Seemed reasonable, right? Seemed like a case that no matter what the outcome, couldn’t fail, right? I mean the County paid me to step in and represent their Coroner since the County Attorney could not represent the County and the Coroner.

The Judge thought the case was frivolous, and he ordered the Coroner in his official capacity to pay the County’s attorney fees, and me as the Coroner’s lawyer. Then came a 7-year legal wrangling over who pays who. Even though the GA Supreme Court during the litigation ruled in Lue v Eady773 S.E.2d 679 (Ga. 2015) that in your official capacity case bills are always paid by the municipality/county, it was no matter here.

For many of us, the practice of law is not what it used to be. Some of it is good, some of it is not so good.

Electronic filing is good. We can file at midnight and procrastinate longer on a brief before getting it in. Remote work that used to be frowned upon is now normal after COVID. You can work anywhere as long as you work.

The “bad” is the system seems more political. Appointments and judges seem more about who plays golf with who, instead of who is really the best. You used to be able to give your word to another colleague on an extension and it was as good as gold. Now, you better have that extension signed by the judge and electronically filed. Somewhere, some lawyers forgot that our word is our bond.

Discovery. Don’t even get me started. Unless you are a big firm and have already “discovered” the smoking gun- don’t expect the other side to turn over anything meaningful. And if they do turn over files, kindly expect the files to be electronically encrypted without a key. How did our profession become like this?

For many of us, we pine over the “good ole days” in how we treated each other and why we became a lawyer in the first place: to do good works and make a difference in our corner of the world. Then, you get so many years into practice and find out the rules have changed. You wonder, “Was this what I signed up for?”  

Who am I?

When someone asks you what you do for a living, you used to be glad to tell them you were a lawyer. Now, you shy away from those introductions. Who wants to admit they are part of a profession that lies and cheats? Do I really identify as one of THOSE lawyers?

In my case, how the other side obtained an alias FIFA when they lost the first one, then changed up the entire case caption is reminiscent of old school racketeering.

How could a lawyer do that to another lawyer? Aren’t we in the same profession, fighting for what is right? Or it is really just about winning at all costs, even if you cheat?  I didn’t think I signed up for that when I became a lawyer. Did I?

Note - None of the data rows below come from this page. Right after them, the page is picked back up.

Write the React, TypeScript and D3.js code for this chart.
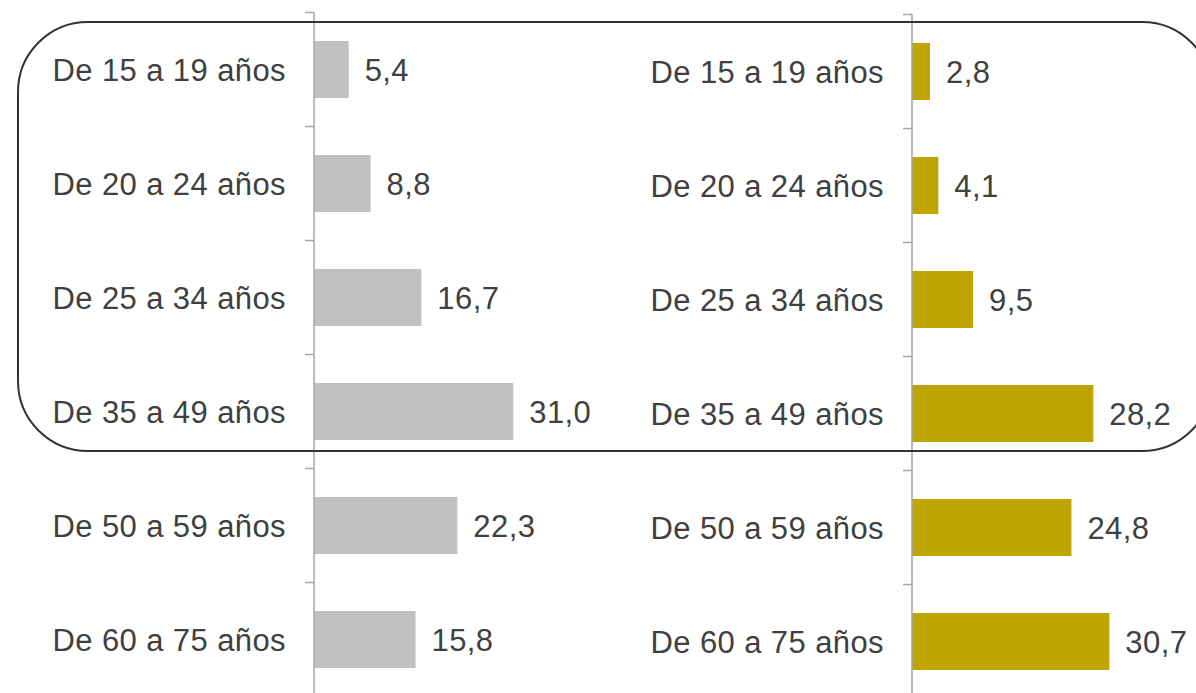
import React from 'react';
import * as d3 from 'd3';

const ageGroups = [
  'De 15 a 19 años',
  'De 20 a 24 años',
  'De 25 a 34 años',
  'De 35 a 49 años',
  'De 50 a 59 años',
  'De 60 a 75 años',
];
const leftValues = [5.4, 8.8, 16.7, 31.0, 22.3, 15.8];
const rightValues = [2.8, 4.1, 9.5, 28.2, 24.8, 30.7];

const width = 1196;
const height = 693;
const textColor = '#404040';
const axisColor = '#a6a6a6';
const fontFamily = '"Liberation Sans", Arial, sans-serif';

const fmt = (v: number) => v.toFixed(1).replace('.', ',');

const Panel = ({ values, axisX, top, color }: { values: number[]; axisX: number; top: number; color: string }) => {
  const y = d3.scaleBand<string>()
    .domain(ageGroups)
    .range([top, top + 6 * 114])
    .paddingInner(0.5)
    .paddingOuter(0.25);

  const x = d3.scaleLinear().domain([0, 35]).range([0, 225]);

  const step = y.step();
  const boundaries = d3.range(ageGroups.length + 1).map(i => top + i * step);

  return (
    <g>
      {ageGroups.map((g, i) => {
        const yPos = y(g)!;
        const cy = yPos + y.bandwidth() / 2;
        return (
          <g key={g}>
            <rect x={axisX} y={yPos} width={x(values[i])} height={y.bandwidth()} fill={color} />
            <text x={axisX - 28} y={cy + 11} textAnchor="end" fontSize={31} letterSpacing={0.4}
              fill={textColor} fontFamily={fontFamily}>{g}</text>
            <text x={axisX + x(values[i]) + 16} y={cy + 11} fontSize={31} letterSpacing={0.4}
              fill={textColor} fontFamily={fontFamily}>{fmt(values[i])}</text>
          </g>
        );
      })}
      <line x1={axisX} x2={axisX} y1={top} y2={height + 5} stroke={axisColor} strokeWidth={1.5} />
      {boundaries.map((b, i) => (
        <line key={i} x1={axisX - 9} x2={axisX} y1={b} y2={b} stroke={axisColor} strokeWidth={1.5} />
      ))}
    </g>
  );
};

export default function App() {
  return (
    <svg width={width} height={height} style={{ position: 'absolute', left: 0, top: 0, background: '#fff' }}>
      <Panel values={leftValues} axisX={314} top={12.5} color="#c0c0c0" />
      <Panel values={rightValues} axisX={912} top={14.5} color="#bfa500" />
      <rect x={18} y={22} width={1194} height={429} rx={70} ry={70} fill="none" stroke="#333333" strokeWidth={2} />
    </svg>
  );
}
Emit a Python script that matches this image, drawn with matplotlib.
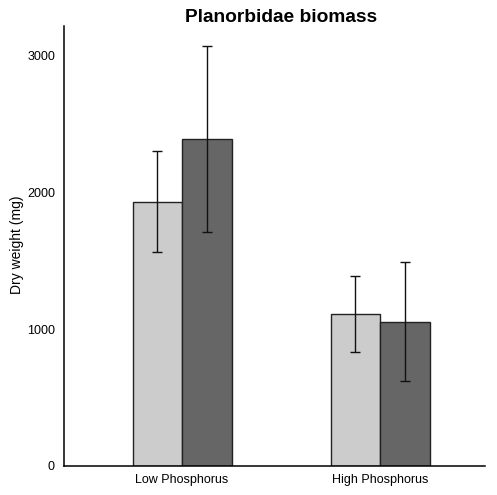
import matplotlib.pyplot as plt
import numpy as np

plt.rcParams['font.family'] = ['Liberation Sans', 'DejaVu Sans']

groups = ['Low Phosphorus', 'High Phosphorus']
light_vals = [1930, 1110]
light_err = [370, 280]
dark_vals = [2385, 1052]
dark_err = [680, 435]
yticks = [0, 1000, 2000, 3000]

fig = plt.figure(figsize=(4.97, 4.95), dpi=100)
ax = fig.add_axes([0.1288, 0.0586, 0.8472, 0.8889])

x = np.arange(len(groups))
w = 0.25
err_kw = dict(ecolor='#111111', elinewidth=1, capsize=3.6, capthick=1)
ax.bar(x - w/2, light_vals, w, yerr=light_err, color='#cccccc', edgecolor='#222222',
       linewidth=1, error_kw=err_kw)
ax.bar(x + w/2, dark_vals, w, yerr=dark_err, color='#666666', edgecolor='#222222',
       linewidth=1, error_kw=err_kw)

ax.set_xlim(-0.596, 1.53)
ax.set_ylim(0, 3212)
ax.set_xticks(x)
ax.set_xticklabels(groups, fontsize=9)
ax.set_yticks(yticks)
ax.set_yticklabels([str(v) for v in yticks], fontsize=9)
ax.tick_params(length=0)
ax.tick_params(axis='y', pad=6.5)
ax.tick_params(axis='x', pad=6)
for s in ['top', 'right']:
    ax.spines[s].set_visible(False)
ax.spines['left'].set_linewidth(1.1)
ax.spines['bottom'].set_linewidth(1.1)

fig.text(17 / 497, 1 - 245 / 495, 'Dry weight (mg)', fontsize=10, rotation=90,
         ha='center', va='center')
fig.text(281 / 497, 1 - 18 / 495, 'Planorbidae biomass', fontsize=13.8, fontweight='bold',
         ha='center', va='center')

fig.savefig('out.png', dpi=100)
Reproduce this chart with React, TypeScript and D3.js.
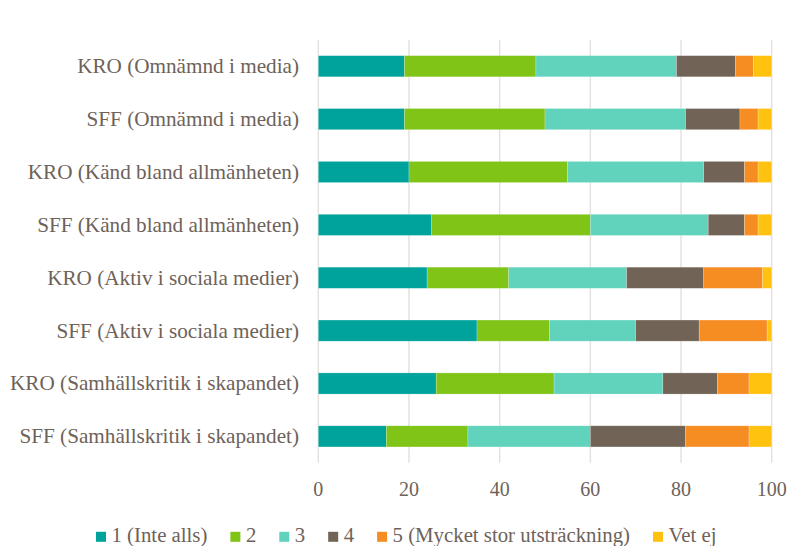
import React, { useEffect, useRef } from "react";
import * as d3 from "d3";

const categories = [
  "KRO (Omnämnd i media)",
  "SFF (Omnämnd i media)",
  "KRO (Känd bland allmänheten)",
  "SFF (Känd bland allmänheten)",
  "KRO (Aktiv i sociala medier)",
  "SFF (Aktiv i sociala medier)",
  "KRO (Samhällskritik i skapandet)",
  "SFF (Samhällskritik i skapandet)",
];

const seriesNames = ["1 (Inte alls)", "2", "3", "4", "5 (Mycket stor utsträckning)", "Vet ej"];
const seriesColors = ["#00A39B", "#80C417", "#61D3BD", "#716456", "#F68D22", "#FFC20F"];

const s1 = [19, 19, 20, 25, 24, 35, 26, 15];
const s2 = [29, 31, 35, 35, 18, 16, 26, 18];
const s3 = [31, 31, 30, 26, 26, 19, 24, 27];
const s4 = [13, 12, 9, 8, 17, 14, 12, 21];
const s5 = [4, 4, 3, 3, 13, 15, 7, 14];
const sVetEj = [4, 3, 3, 3, 2, 1, 5, 5];

const xTicks = [0, 20, 40, 60, 80, 100];

const W = 791;
const H = 546;
const TEXT = "#6E6259";
const FONT = "Liberation Serif, serif";

export default function App() {
  const ref = useRef<SVGSVGElement>(null);

  useEffect(() => {
    const svg = d3.select(ref.current);
    svg.selectAll("*").remove();

    const margin = { left: 318.3, right: W - 771.7, top: 39.8, bottom: H - 462.8 };
    const x = d3.scaleLinear().domain([0, 100]).range([margin.left, W - margin.right]);
    const y = d3
      .scaleBand<string>()
      .domain(categories)
      .range([margin.top, H - margin.bottom])
      .paddingInner(0.6)
      .paddingOuter(0.3);

    const series = [s1, s2, s3, s4, s5, sVetEj];
    const rows = categories.map((c, i) => {
      const o: any = { cat: c };
      series.forEach((s, j) => (o["k" + j] = s[i]));
      return o;
    });
    const keys = series.map((_, j) => "k" + j);
    const stacked = d3.stack().keys(keys)(rows);

    svg
      .append("g")
      .selectAll("line")
      .data(xTicks)
      .join("line")
      .attr("x1", (d) => x(d))
      .attr("x2", (d) => x(d))
      .attr("y1", margin.top)
      .attr("y2", H - margin.bottom)
      .attr("stroke", "#E6E1DD")
      .attr("stroke-width", 1.5);

    const g = svg.append("g");
    stacked.forEach((layer, j) => {
      g.append("g")
        .attr("fill", seriesColors[j])
        .selectAll("rect")
        .data(layer)
        .join("rect")
        .attr("x", (d) => x(d[0]))
        .attr("width", (d) => Math.max(0, x(d[1]) - x(d[0])))
        .attr("y", (d) => y((d.data as any).cat)!)
        .attr("height", y.bandwidth())
        .attr("stroke", "#ffffff")
        .attr("stroke-opacity", 0.35)
        .attr("stroke-width", 0.6);
    });

    svg
      .append("g")
      .attr("font-family", FONT)
      .attr("font-size", 21.2)
      .attr("fill", TEXT)
      .selectAll("text")
      .data(categories)
      .join("text")
      .attr("x", 299)
      .attr("y", (d) => y(d)! + y.bandwidth() / 2)
      .attr("dy", "0.33em")
      .attr("text-anchor", "end")
      .text((d) => d);

    svg
      .append("g")
      .attr("font-family", FONT)
      .attr("font-size", 20)
      .attr("fill", TEXT)
      .selectAll("text")
      .data(xTicks)
      .join("text")
      .attr("x", (d) => x(d))
      .attr("y", 495.5)
      .attr("text-anchor", "middle")
      .text((d) => String(d));

    const lg = svg.append("g").attr("font-family", FONT).attr("font-size", 20.8).attr("fill", TEXT);
    const items = lg.selectAll("g").data(seriesNames).join("g");
    items
      .append("rect")
      .attr("width", 10)
      .attr("height", 10)
      .attr("y", 531.8)
      .attr("fill", (_, i) => seriesColors[i]);
    items
      .append("text")
      .attr("x", 15.5)
      .attr("y", 542)
      .text((d) => d);
    let cx = 96;
    items.each(function () {
      const node = this as SVGGElement;
      d3.select(node).attr("transform", `translate(${cx},0)`);
      const t = node.querySelector("text") as SVGTextElement;
      cx += 15.5 + t.getComputedTextLength() + 23;
    });
  }, []);

  return (
    <svg
      ref={ref}
      width={W}
      height={H}
      style={{ position: "absolute", left: 0, top: 0, background: "#fff" }}
    />
  );
}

Is that who I am now? Is THAT my identity? Am I one of THOSE lawyers?

Surely not.

I can’t tell you if you made the right decision to be a lawyer. Only you know that. We all go through phases when we wonder who we are and how did we get here.

If you are having an identity crisis, all I can tell you, is try not to spend $71,000 to figure out who you are. I don’t believe the ruling for me to pay $71,000was fair or just, but politics is politics.

Silence is complicity.

Maybe those of us who see a crisis in the profession should YELL LOUDER.

We all became lawyers for a reason. No matter how horrible some members of our profession become, how political the judges lean, or how grotesque opposing lawyers become in not handing over discovery, concealing documents, or just plain cheating in court, our profession is still a wonderful one with all of its messiness and ambiguity.

I don’t know about you. But I’d do it all over again. I don’t care what people say about me. Or that doing what is right is often unpopular to the status quo.

Those people don’t matter anyway. Our identity is who we know ourselves to be.